I’m trying to sort out a problem concerning my slipbox: It’s not quite working the way everyone else claims it should. I’ve written a lot about my slipbox. Over the past 2+ years it’s grown to be about 1,000 slips (aka 3×5 cards) Plus the 1,200+ slips containing my collection of quotes.

I occasionally get a flash of inspiration and I sense the awesome power . . . and then it doesn’t happen again regularly. The problem has to do with how I’m putting things into the slipbox. This is a crucial point and (as far as I can find) it’s not often mentioned nor clearly explained. Everyone—including me—goes off into the weeds talking about how slips each get a unique address, how the addresses are fractal, etc. That’s classic systems-building nerd digression.

No the problem I have is, holding a slip with some idea on it, where do I put it? Literally, where is the specific spot in the collection of slips? …between which two existing slips do I place it?

What’s happened to me, is my slipbox is like a lawn: It has a wide collection of short blades of grass. It has few tall plants. There’s an amazing index of people, but each person usually has just one connection to something else in the slipbox. (For example: A podcast guest is usually only connected to the one slip for that conversation’s recording.) While I have hundreds of slips for my recorded conversations, they have almost no connections leading off from them. Again, I’ve a collection of ~100 slips for essays, books and other things I’ve put “into” the slipbox, and those cards have no other connections.

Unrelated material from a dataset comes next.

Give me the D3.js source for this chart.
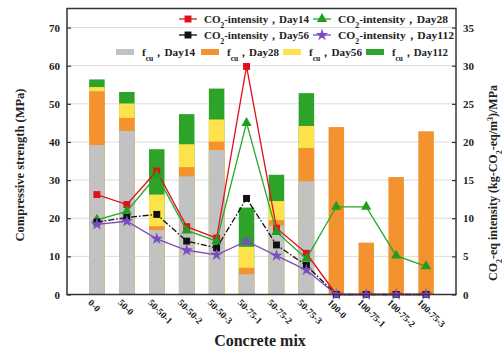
<!DOCTYPE html>
<html><head><meta charset="utf-8">
<script src="https://cdn.jsdelivr.net/npm/d3@7"></script>
<style>
body{margin:0;background:#fff}
svg{display:block}
text{font-family:"Liberation Serif","Times New Roman",serif;font-weight:bold;fill:#222}
</style>
</head><body>
<svg id="chart" width="502" height="351"></svg>
<script>
// Concrete mixes along the x axis
const mixes = ["0-0","50-0","50-50-1","50-50-2","50-50-3","50-75-1","50-75-2","50-75-3","100-0","100-75-1","100-75-2","100-75-3"];

// Compressive strength f_cu (MPa) at each curing age
const fcuDay14  = [39.2,42.9,16.9,31.0,37.9, 5.3,18.1,29.7, 0.0, 0.0, 0.0, 0.0];
const fcuDay28  = [53.3,46.3,17.9,33.4,40.1, 7.0,19.5,38.4,43.9,13.6,30.8,42.8];
const fcuDay56  = [54.4,50.1,26.2,39.4,45.9,12.5,24.5,44.2, 0.0, 0.0, 0.0, 0.0];
const fcuDay112 = [56.4,53.1,38.1,47.3,54.0,22.8,31.4,52.8, 0.0, 0.0, 0.0, 0.0];

// CO2-eq intensity (kg-CO2-eq/m3)/MPa at each curing age
const co2Day14  = [13.1,11.8,16.2, 8.9, 7.4,29.9, 8.7, 5.4, 0.0, 0.0, 0.0, 0.0];
const co2Day28  = [ 9.8,10.9,15.6, 8.4, 7.0,22.5, 8.2, 4.7,11.5,11.5, 5.1, 3.7];
const co2Day56  = [ 9.5,10.1,10.5, 7.0, 6.1,12.6, 6.5, 3.8, 0.0, 0.0, 0.0, 0.0];
const co2Day112 = [ 9.2, 9.6, 7.3, 5.8, 5.2, 7.0, 5.1, 3.2, 0.0, 0.0, 0.0, 0.0];

const leftTicks  = [0,10,20,30,40,50,60,70];
const rightTicks = [0,5,10,15,20,25,30,35];

const svg = d3.select("#chart");
const L = 67, R = 456, T = 8.5, B = 294.5;

const x  = d3.scaleLinear().domain([0, mixes.length + 1]).range([L, R]);
const y  = d3.scaleLinear().domain([0, 75]).range([B, T]);
const yR = d3.scaleLinear().domain([0, 37.5]).range([B, T]);
const barW = 15.5;

// horizontal grid
svg.append("g").selectAll("line").data(leftTicks.slice(1)).join("line")
  .attr("x1", L).attr("x2", R).attr("y1", d => y(d)).attr("y2", d => y(d))
  .attr("stroke", "#dcdcdc").attr("stroke-width", 1);

// strength bars: latest age at the back, earliest in front
const barSeries = [
  {vals: fcuDay112, color: "#2ea32a"},
  {vals: fcuDay56,  color: "#fde24b"},
  {vals: fcuDay28,  color: "#f3922f"},
  {vals: fcuDay14,  color: "#c2c2c2"}
];
barSeries.forEach(s => {
  svg.append("g").selectAll("rect").data(s.vals).join("rect")
    .attr("x", (d, i) => x(i + 1) - barW / 2)
    .attr("width", barW)
    .attr("y", d => y(d))
    .attr("height", d => B - y(d))
    .attr("fill", s.color);
});

// marker shapes
const sym = {
  square: d3.symbol().type(d3.symbolSquare).size(48),
  triangle: d3.symbol().type(d3.symbolTriangle).size(46),
  star: d3.symbol().type(d3.symbolStar).size(46)
};

const lineSeries = [
  {vals: co2Day14,  color: "#e0101c", fill: "#e0101c", marker: "square",   dash: null},
  {vals: co2Day28,  color: "#27a827", fill: "#1f9e1f", marker: "triangle", dash: null},
  {vals: co2Day56,  color: "#111",    fill: "#111",    marker: "square",   dash: "6,2,1.5,2"},
  {vals: co2Day112, color: "#7a4cc0", fill: "#7a4cc0", marker: "star",     dash: null}
];
const line = d3.line().x((d, i) => x(i + 1)).y(d => yR(d));
lineSeries.forEach(s => {
  svg.append("path").datum(s.vals).attr("d", line)
    .attr("fill", "none").attr("stroke", s.color).attr("stroke-width", 1.3)
    .attr("stroke-dasharray", s.dash);
  svg.append("g").selectAll("path").data(s.vals).join("path")
    .attr("d", sym[s.marker])
    .attr("transform", (d, i) => `translate(${x(i + 1)},${yR(d)})`)
    .attr("fill", s.fill);
});

// frame
svg.append("rect").attr("x", L).attr("y", T).attr("width", R - L).attr("height", B - T)
  .attr("fill", "none").attr("stroke", "#333").attr("stroke-width", 1.5);

// axes with inward ticks
const axL = svg.append("g").attr("transform", `translate(${L},0)`)
  .call(d3.axisLeft(y).tickValues(leftTicks).tickSizeInner(-4).tickSizeOuter(0).tickPadding(7));
const axR = svg.append("g").attr("transform", `translate(${R},0)`)
  .call(d3.axisRight(yR).tickValues(rightTicks).tickSizeInner(-4).tickSizeOuter(0).tickPadding(7));
[axL, axR].forEach(a => {
  a.select(".domain").remove();
  a.selectAll("line").attr("stroke", "#333").attr("stroke-width", 1.2);
  a.selectAll("text").attr("font-size", 11).attr("fill", "#222")
    .attr("font-family", "'Liberation Serif',serif").attr("font-weight", "bold");
});

// category labels
svg.append("g").selectAll("text").data(mixes).join("text")
  .attr("transform", (d, i) => `translate(${x(i + 1) - 7},${301}) rotate(45)`)
  .attr("font-size", 9.5).attr("dy", "0.35em")
  .text(d => d);

// axis titles
svg.append("text").attr("x", 260).attr("y", 346).attr("text-anchor", "middle")
  .attr("font-size", 16).text("Concrete mix");
svg.append("text").attr("transform", "translate(24,165) rotate(-90)")
  .attr("text-anchor", "middle").attr("font-size", 12.5).text("Compressive strength (MPa)");
const rt = svg.append("text").attr("transform", "translate(497,183) rotate(-90)")
  .attr("text-anchor", "middle").attr("font-size", 12);
rt.append("tspan").text("CO");
rt.append("tspan").attr("baseline-shift", "sub").attr("font-size", 8).text("2");
rt.append("tspan").text("-eq intensity (kg-CO");
rt.append("tspan").attr("baseline-shift", "sub").attr("font-size", 8).text("2");
rt.append("tspan").text("-eq/m");
rt.append("tspan").attr("baseline-shift", "super").attr("font-size", 8).text("3");
rt.append("tspan").text(")/MPa");

// legend: intensity lines
const lineLegend = [
  {s: lineSeries[0], day: "Day14",  x: 179, y: 19, w: 105},
  {s: lineSeries[1], day: "Day28",  x: 313, y: 19, w: 110},
  {s: lineSeries[2], day: "Day56",  x: 179, y: 35, w: 105},
  {s: lineSeries[3], day: "Day112", x: 313, y: 35, w: 116}
];
lineLegend.forEach(e => {
  svg.append("line").attr("x1", e.x).attr("x2", e.x + 18).attr("y1", e.y).attr("y2", e.y)
    .attr("stroke", e.s.color).attr("stroke-width", 1.3);
  svg.append("path").attr("d", sym[e.s.marker]).attr("fill", e.s.fill)
    .attr("transform", `translate(${e.x + 9},${e.y})`);
  const t = svg.append("text").attr("x", e.x + 25).attr("y", e.y + 4).attr("font-size", 11)
    .attr("textLength", e.w).attr("lengthAdjust", "spacingAndGlyphs");
  t.append("tspan").text("CO");
  t.append("tspan").attr("baseline-shift", "sub").attr("font-size", 7.5).text("2");
  t.append("tspan").text("-intensity，" + e.day);
});

// legend: strength bars
const barLegend = [
  {color: "#c2c2c2", day: "Day14",  x: 116, w: 53},
  {color: "#f3922f", day: "Day28",  x: 201, w: 52},
  {color: "#fde24b", day: "Day56",  x: 283, w: 53},
  {color: "#2ea32a", day: "Day112", x: 366, w: 56}
];
barLegend.forEach(e => {
  svg.append("rect").attr("x", e.x).attr("y", 49).attr("width", 18).attr("height", 6).attr("fill", e.color);
  const t = svg.append("text").attr("x", e.x + 26).attr("y", 56).attr("font-size", 11)
    .attr("textLength", e.w).attr("lengthAdjust", "spacingAndGlyphs");
  t.append("tspan").text("f");
  t.append("tspan").attr("baseline-shift", "sub").attr("font-size", 7.5).text("cu");
  t.append("tspan").text("，" + e.day);
});
</script>
</body></html>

What I’ve built is what I build best: A large categorical archive. A library organized by thinking like a librarian. I’ve organized by topic or category. Here again, there’s a systems-building nerd digression into how you do that. But alas, it’s all just navel gazing structure for structure’s sake. Building a library is not sufficient. A good slipbox can be my library and enable me to find specific things. But a good slipbox is supposed to also let me do more. (It’s supposed to let me have a conversation with my previous thinking. It’s supposed to let my brain have ideas, while the slipbox let’s me explore all the ideas I’ve had.)

Instead of organizing by topic and subtopic, it is much more effective to organize by context. Specifically, the context in which it will be used. The primary question when deciding where to put something becomes “In which context will I want to stumble upon this again?”

In other words, instead of filing things away according to where they came from, you file them according to where they’re going. This is the essential difference between organizing like a librarian and organizing like a writer.

[…]

A writer asks “In which circumstances will I want to stumble upon this note?” They will file it under a paper they are writing, a conference they are speaking at, or an ongoing collaboration with a colleague. These are concrete, near-term deliverables and not abstract categories.

~ Tiago Forte from, https://fortelabs.com/blog/how-to-take-smart-notes/

After much thought—weeks of thinking, finding the above article, reading, more thinking… I’ve decided I have two problems. The second problem is the one I mentioned at the top: Where exactly do I put this specific slip? I’ve been fixated on this problem for a while, and the solution is above.

But the first problem is that I’m not generating enough slips. (Yes, I have 2,000+ slips in the slipbox. Yes, I’m serious about not generating enough slips.) I’m not capturing what slipbox builders call “literature notes” or “reading notes.” I’m not grabbing my pen and writing stuff down, right in the moment, as I’m thinking about something. I believe this started on day one, when I felt like I didn’t know where I would put such a slip (ie, the second problem) and off I went not making enough notes.

So my new focus is to jot stuff down more. Generate more literature or reading notes. At which point I should quickly get comfortable figuring out where to put stuff into the slipbox.